30 Jan 2012

Kabul’s women boxers fight for recognition

Chief Correspondent

Channel 4 News Chief Correspondent Alex Thomson joins Afghanistan’s top female boxers as they fight their way to the London 2012 Olympics.

Boxing without a ring? Isn’t that a bit like skiing without skis…surfing without a board?

Well, we are now a few months short of the 2012 London Olympics where women’s boxing will be an Olympic sport for the first time in history. And simply to box at any level at all if you are a woman in Afghanistan, is to make history.

The toughest sport? In the toughest country? It would probably be a yes to both for a man. For a woman you are truly into new sporting territory.

But under the main stand of Kabul’s Ghazi stadium, most weekday afternoons history is being made by a group of around 20 young boxers keen to break the mould and fight in a country where no woman has boxed before.

But way more than that. Not simply to box but to win. To medal.

Already 19-year-old Shabnan Zahimi has done just that. Winning a gold medal in regional competition in Tajikistan recently and all that despite not having any ring to practice in.

Shabnan Zahimi - one of Afghanistan's top female boxers.

There is still nothing like that in their training “gym” which is little more than a freezing room with broken mirrors and some old matting on the floor.

“Yes,” she says, “it was quite difficult. I had to practice in a ring in Tajikistan for a couple of days and then compete. It was very hard.”

Some understatement in a sport where ringcraft, awareness of the ring and your space matter every bit as much as speed, power and accuracy of your punch.

But these are, of course, minor difficulties in a country where the place of women anywhere outside the home and the kitchen is certain to arouse silent – or not so silent – hostility.

Ghazi Stadium where Afghanistan's female boxers train.

‘My family were angry’

It is true that the Taliban used to shoot and mutilate prisoners here at the Ghazi Stadium. But it is also true that President Hamid Karzai passed a law allowing Shia men to starve their wives if they refuse to have sex, and force women to get their husband’s permission to go out to work. The Taliban are not the only franchise in Afghanistan out to keep women in the home and worse.
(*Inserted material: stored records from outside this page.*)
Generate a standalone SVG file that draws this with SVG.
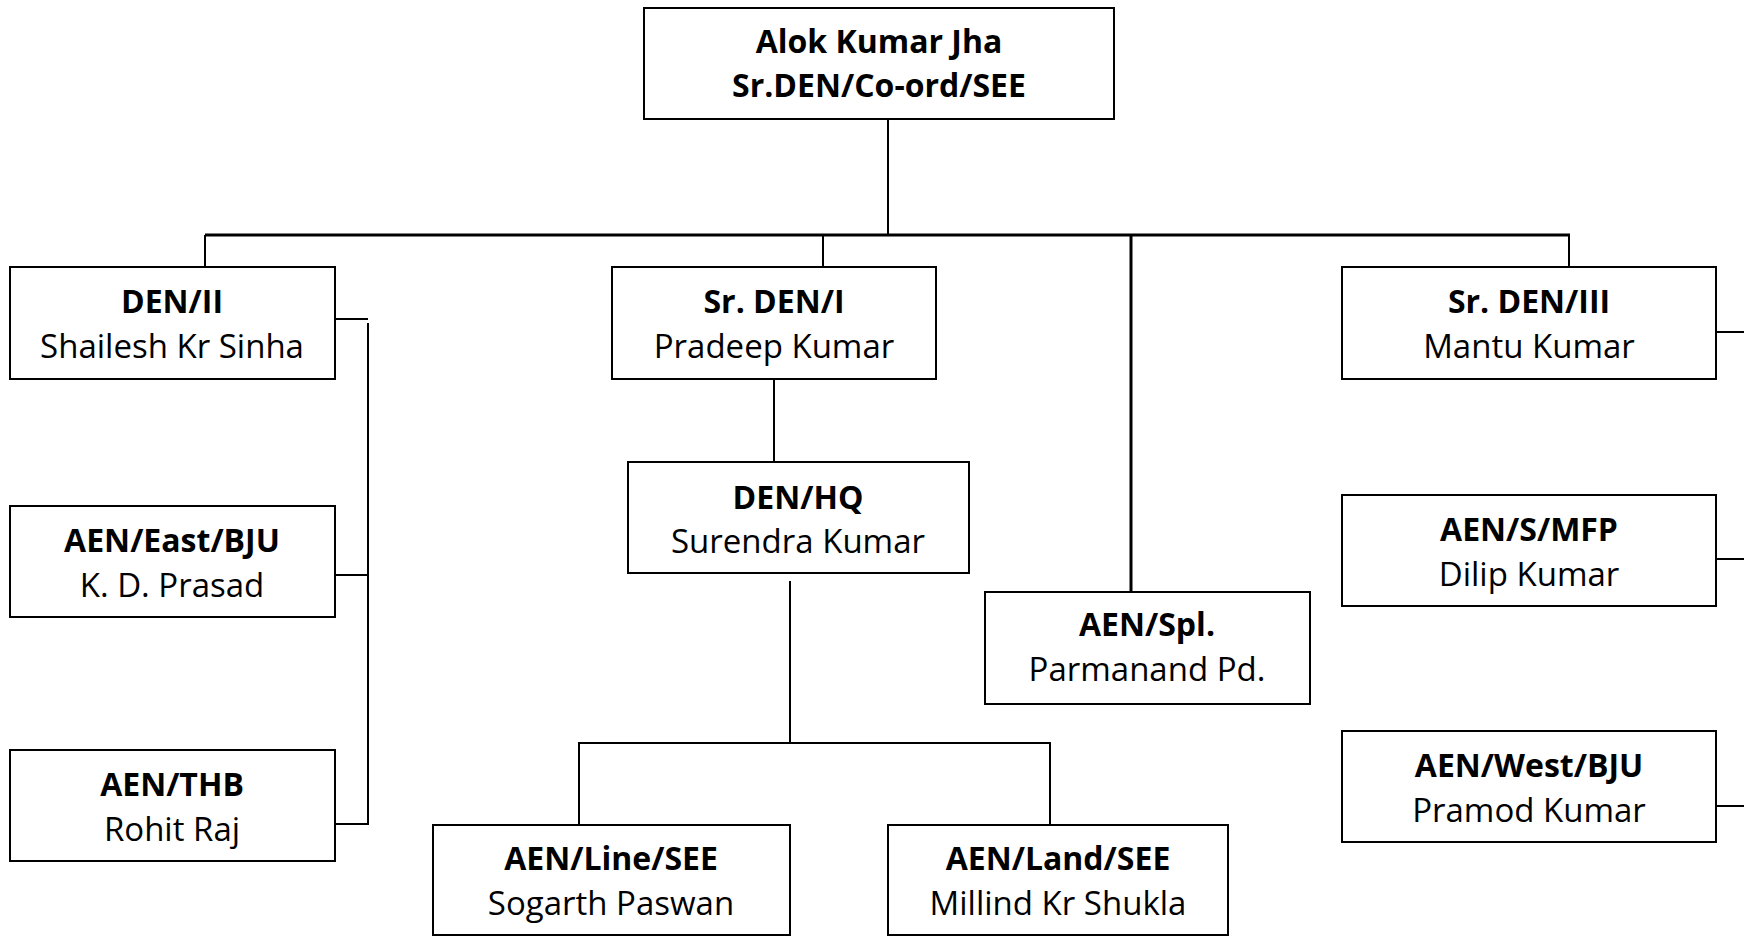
<svg xmlns="http://www.w3.org/2000/svg" width="1744" height="936" viewBox="0 0 1744 936">
<style>
  .box { fill: #ffffff; stroke: #000000; stroke-width: 2; }
  .t { font-family: "Open Sans", "Liberation Sans", sans-serif; font-size: 32px; fill: #000000; text-anchor: middle; }
  .b { font-weight: bold; }
  .n { font-size: 33px; }
  .c { fill: none; stroke: #000000; stroke-width: 2; }
  .thick { stroke-width: 3; }
</style>
<rect width="1744" height="936" fill="#ffffff"/>
<g id="connectors">
  <line class="c" x1="888" y1="119" x2="888" y2="235"/>
  <line class="c thick" x1="205" y1="235" x2="1570" y2="235"/>
  <line class="c" x1="205" y1="235" x2="205" y2="267"/>
  <line class="c" x1="823" y1="235" x2="823" y2="267"/>
  <line class="c thick" x1="1131" y1="235" x2="1131" y2="592"/>
  <line class="c" x1="1569" y1="235" x2="1569" y2="267"/>
  <polyline class="c" points="335,319 368,319"/>
  <polyline class="c" points="368,323 368,824 335,824"/>
  <line class="c" x1="335" y1="575" x2="368" y2="575"/>
  <line class="c" x1="774" y1="380" x2="774" y2="462"/>
  <line class="c" x1="790" y1="581" x2="790" y2="743"/>
  <polyline class="c" points="579,825 579,743 1050,743 1050,825"/>
  <line class="c" x1="1716" y1="332" x2="1744" y2="332"/>
  <line class="c" x1="1716" y1="559" x2="1744" y2="559"/>
  <line class="c" x1="1716" y1="806" x2="1744" y2="806"/>
</g>
<g id="n-top">
  <rect class="box" x="644" y="8" width="470" height="111"/>
  <text class="t b" x="879" y="53">Alok Kumar Jha</text>
  <text class="t b" x="879" y="97">Sr.DEN/Co-ord/SEE</text>
</g>
<g id="n-den2">
  <rect class="box" x="10" y="267" width="325" height="112"/>
  <text class="t b" x="172" y="313">DEN/II</text>
  <text class="t n" x="172" y="358">Shailesh Kr Sinha</text>
</g>
<g id="n-aen-east">
  <rect class="box" x="10" y="506" width="325" height="111"/>
  <text class="t b" x="172" y="552">AEN/East/BJU</text>
  <text class="t n" x="172" y="597">K. D. Prasad</text>
</g>
<g id="n-aen-thb">
  <rect class="box" x="10" y="750" width="325" height="111"/>
  <text class="t b" x="172" y="796">AEN/THB</text>
  <text class="t n" x="172" y="841">Rohit Raj</text>
</g>
<g id="n-srden1">
  <rect class="box" x="612" y="267" width="324" height="112"/>
  <text class="t b" x="774" y="313">Sr. DEN/I</text>
  <text class="t n" x="774" y="358">Pradeep Kumar</text>
</g>
<g id="n-denhq">
  <rect class="box" x="628" y="462" width="341" height="111"/>
  <text class="t b" x="798" y="509">DEN/HQ</text>
  <text class="t n" x="798" y="553">Surendra Kumar</text>
</g>
<g id="n-aen-line">
  <rect class="box" x="433" y="825" width="357" height="110"/>
  <text class="t b" x="611" y="870">AEN/Line/SEE</text>
  <text class="t n" x="611" y="915">Sogarth Paswan</text>
</g>
<g id="n-aen-land">
  <rect class="box" x="888" y="825" width="340" height="110"/>
  <text class="t b" x="1058" y="870">AEN/Land/SEE</text>
  <text class="t n" x="1058" y="915">Millind Kr Shukla</text>
</g>
<g id="n-aen-spl">
  <rect class="box" x="985" y="592" width="325" height="112"/>
  <text class="t b" x="1147" y="636">AEN/Spl.</text>
  <text class="t n" x="1147" y="681">Parmanand Pd.</text>
</g>
<g id="n-srden3">
  <rect class="box" x="1342" y="267" width="374" height="112"/>
  <text class="t b" x="1529" y="313">Sr. DEN/III</text>
  <text class="t n" x="1529" y="358">Mantu Kumar</text>
</g>
<g id="n-aen-smfp">
  <rect class="box" x="1342" y="495" width="374" height="111"/>
  <text class="t b" x="1529" y="541">AEN/S/MFP</text>
  <text class="t n" x="1529" y="586">Dilip Kumar</text>
</g>
<g id="n-aen-west">
  <rect class="box" x="1342" y="731" width="374" height="111"/>
  <text class="t b" x="1529" y="777">AEN/West/BJU</text>
  <text class="t n" x="1529" y="822">Pramod Kumar</text>
</g>
</svg>
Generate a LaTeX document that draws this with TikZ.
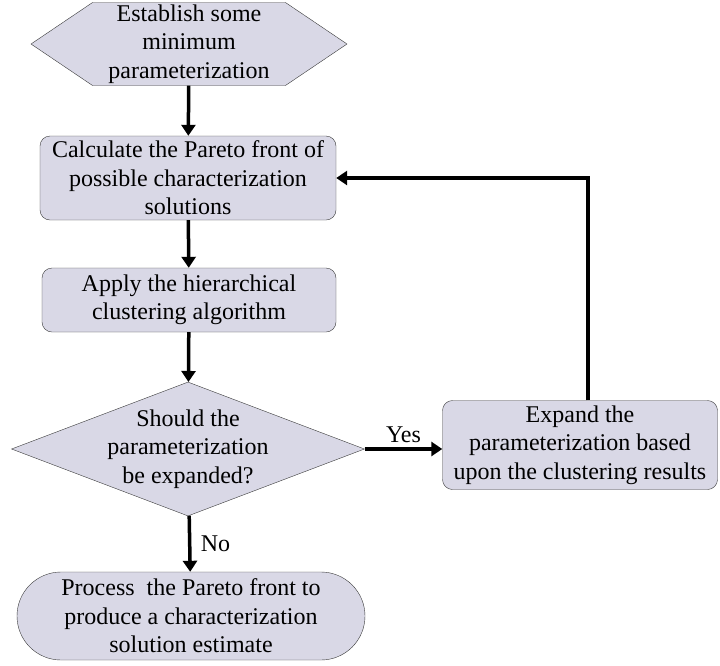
\documentclass[tikz,border=0pt]{standalone}
\usepackage{fontspec}
\setmainfont{Liberation Serif}
\usetikzlibrary{arrows.meta,shapes.geometric,shapes.symbols,shapes.misc}
\definecolor{stepfill}{HTML}{D9D8E6}
\definecolor{stepline}{HTML}{3A3A3A}
\tikzset{
  block/.style={draw=stepline,fill=stepfill,align=center,inner sep=2pt,
    font=\fontsize{24}{28.5}\selectfont},
  flow/.style={line width=3.5pt,-{Triangle[length=11pt,width=14pt]}},
  lbl/.style={font=\fontsize{24}{28.5}\selectfont},
}
\begin{document}
\begin{tikzpicture}[x=1pt,y=-1pt]
  \useasboundingbox (0,0) rectangle (720,665);
  % steps
  \node[block,signal,signal to=west and east,signal pointer angle=68,
    minimum width=316pt,minimum height=83pt,inner sep=0pt] (start) at (189,44)
    {Establish some\\minimum\\parameterization};
  \node[block,rounded corners=10pt,minimum width=296pt,minimum height=84pt] (calc) at (188,178)
    {Calculate the Pareto front of\\possible characterization\\solutions};
  \node[block,rounded corners=10pt,minimum width=294pt,minimum height=64pt] (apply) at (189,300)
    {Apply the hierarchical\\clustering algorithm};
  \node[block,diamond,aspect=2.63,inner sep=-4pt,minimum width=353pt,minimum height=134pt] (decide) at (188,449)
    {Should the\\parameterization\\be expanded?};
  \node[block,rounded corners=10pt,minimum width=275pt,minimum height=89pt] (expand) at (580,445)
    {Expand the\\parameterization based\\upon the clustering results};
  \node[block,rounded rectangle,minimum width=352pt,minimum height=88pt] (finish) at (191,616)
    {Process\ \ the Pareto front to\\produce a characterization\\solution estimate};
  % connectors
  \draw[flow] (start) -- (calc);
  \draw[flow] (calc) -- (apply);
  \draw[flow] (apply) -- (decide);
  \draw[flow] (decide.east) -- node[lbl,above=1pt] {Yes} (decide.east -| expand.west);
  \draw[flow] (decide) -- node[lbl,right=6pt] {No} (finish);
  \draw[flow] ([xshift=8pt]expand.north) |- (calc);
\end{tikzpicture}
\end{document}
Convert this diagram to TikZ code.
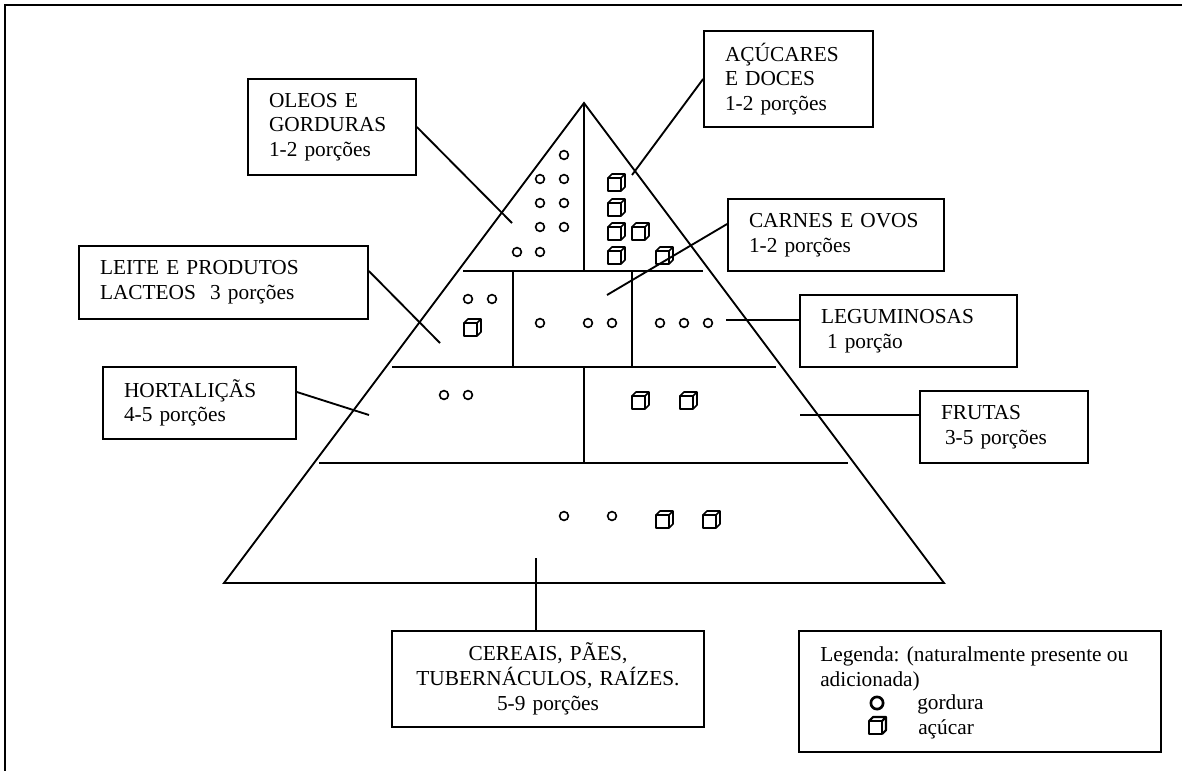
\documentclass[tikz,border=0pt]{standalone}
\usepackage{fontspec}
\setmainfont{Liberation Serif}
\newcommand{\fsz}{\fontsize{16}{18.5}\selectfont}
\tikzset{
  box/.style={draw, line width=1.3pt, rectangle, inner xsep=15.75pt, inner ysep=0pt, align=left, font=\fsz},
  ln/.style={line width=1.4pt},
  dotc/.style={line width=1.2pt},
  sugarcube/.pic={
    \draw[line width=1.2pt, line join=round] (0,0) rectangle (13,13);
    \draw[line width=1.2pt, line join=round] (0,0) -- (4,-4) -- (17,-4) -- (13,0);
    \draw[line width=1.2pt, line join=round] (17,-4) -- (17,9) -- (13,13);
  },
  bigcube/.pic={
    \draw[line width=1.6pt, line join=round] (0,0) rectangle (13,13);
    \draw[line width=1.6pt, line join=round] (0,0) -- (4,-4) -- (17,-4) -- (13,0);
    \draw[line width=1.6pt, line join=round] (17,-4) -- (17,9) -- (13,13);
  }
}
\begin{document}
\begin{tikzpicture}[x=0.75pt,y=-0.75pt]
\useasboundingbox (0,0) rectangle (1182,771);
% frame
\draw[line width=1.5pt] (5,771) -- (5,5) -- (1182,5);

% pyramid
\draw[ln, line join=miter] (584,103) -- (224,583) -- (944,583) -- cycle;
\draw[ln] (584,103) -- (584,271);
\draw[ln] (463,271) -- (703,271);
\draw[ln] (513,271) -- (513,367);
\draw[ln] (632,271) -- (632,367);
\draw[ln] (392,367) -- (776,367);
\draw[ln] (584,367) -- (584,463);
\draw[ln] (319,463) -- (848,463);

% circles (gordura)
\foreach \p in {(564,155),(540,179),(564,179),(540,203),(564,203),(540,227),(564,227),(517,252),(540,252),
  (468,299),(492,299),(540,323),(588,323),(612,323),(660,323),(684,323),(708,323),
  (444,395),(468,395),(564,516),(612,516)}
  \draw[dotc] \p circle[radius=3.3pt];

% cubes (acucar)
\foreach \p in {(608,178),(608,203),(608,227),(632,227),(608,251),(656,251),
  (464,323),(632,396),(680,396),(656,515),(703,515)}
  \pic at \p {sugarcube};

% label boxes
\node[box, text width=94.5pt, minimum height=72pt] (ole) at (332,127) {OLEOS E\\GORDURAS\\1-2 porções};
\node[box, text width=95.25pt, minimum height=72pt] (acu) at (788.5,79) {AÇÚCARES\\E DOCES\\1-2 porções};
\node[box, text width=130.5pt, minimum height=54pt] (car) at (836,235) {CARNES E OVOS\\1-2 porções};
\node[box, text width=185.25pt, minimum height=54.75pt] (lei) at (223.5,282.5) {LEITE E PRODUTOS\\LACTEOS\ \ 3 porções};
\node[box, text width=131.25pt, minimum height=54pt] (leg) at (908.5,331) {LEGUMINOSAS\\\hspace*{4.5pt}1 porção};
\node[box, text width=113.25pt, minimum height=54pt] (hor) at (199.5,403) {HORTALIÇÃS\\4-5 porções};
\node[box, text width=94.5pt, minimum height=54pt] (fru) at (1004,427) {FRUTAS\\\hspace*{3pt}3-5 porções};
\node[box, align=center, inner xsep=12pt, text width=210pt, minimum height=72pt] (cer) at (548,679) {CEREAIS, PÃES,\\TUBERNÁCULOS, RAÍZES.\\5-9 porções};

% connectors
\coordinate (olep) at (512,223);
\coordinate (acup) at (632,175);
\coordinate (carp) at (607,295);
\coordinate (leip) at (440,343);
\coordinate (legc) at (726,320);
\coordinate (fruc) at (800,415);
\coordinate (horp) at (369,415);
\coordinate (cerc) at (536,558);
\draw[ln] (ole.east) -- (olep);
\draw[ln] (acu.west) -- (acup);
\draw[ln] ([yshift=8.25pt]car.west) -- (carp);
\draw[ln] ([yshift=8.6pt]lei.east) -- (leip);
\draw[ln] (legc) -- (legc -| leg.west);
\draw[ln] (fruc) -- (fruc -| fru.west);
\draw[ln] ([yshift=8.25pt]hor.east) -- (horp);
\draw[ln] (cerc) -- (cerc |- cer.north);

% legend
\node[draw, line width=1.3pt, minimum width=271.5pt, minimum height=90.75pt, inner sep=0pt] (lgb) at (980,691.5) {};
\node[anchor=base west, inner sep=0pt, font=\fsz] (lg1) at (820,661) {Legenda: (naturalmente presente ou};
\node[anchor=base west, inner sep=0pt, font=\fsz] (lg2) at (820,686) {adicionada)};
\node[anchor=base west, inner sep=0pt, font=\fsz] (lg3) at (917,709) {gordura};
\node[anchor=base west, inner sep=0pt, font=\fsz] (lg4) at (918,734) {açúcar};
\draw[line width=2pt] (877,703) circle[radius=4.6pt];
\pic at (869,721) {bigcube};
\end{tikzpicture}
\end{document}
So it is that these women need to arrive and leave by bus. It is easier and more secure that way. The supporters of this revolutionary sport in Afghanistan – including Oxfam – do not encourage media from inside the country. It is one thing to box you see – quite another to flaunt it too much.

Shabnan’s younger sister Sadaf, who is 18 says: “Oh yes, my family were angry with us at first. They did not want it. It took a lot of time to persuade them. But now they are very happy and quite proud.”

As they should be, for Sadaf is indeed going to London to compete this summer. Preparation will mean a long time away from home and her country as the coach will need to find a boxing ring in which to practice. Perhaps in India, they think.

Boxing in protection as well as scarves and hijab.

‘My dream team’

Coach and Afghanistan Olympic Committee member Mohammad Sabir Sharifi looks on with considerable pride, not just at the Zahimi sisters, but at all the women here this afternoon pounding the heavy bag and sparring around the room: “They are my dream team,” he says quite simply, smiling and looking on as if suddenly realising what has been achieved here already against huge odds.

The smile doesn’t last. He’s off, out into the middle of the room to involve himself in the air-jabbing and right-hooks being thrown around this freezing concrete chamber.

They all look pretty tired out at the end of it all – and don’t forget the Kabul is nearly 6000ft above sea-level. But coach Sharifi is far from satisfied. He accuses them of slacking this afternoon, not giving 110 per cent.

They take it to heart, not a smile in the room as they sit in a row, still panting with exertion. And then it’s over. Off to their water bottles. There is no running water here. And thus no showers, either.

Then out into to snow to wait for the bus, heads carefully covered in scarves or hijabs. Then the bus will drop off at various points around the city and nobody but their families need know what has just happened under the Ghazi Stadium for the past two hours.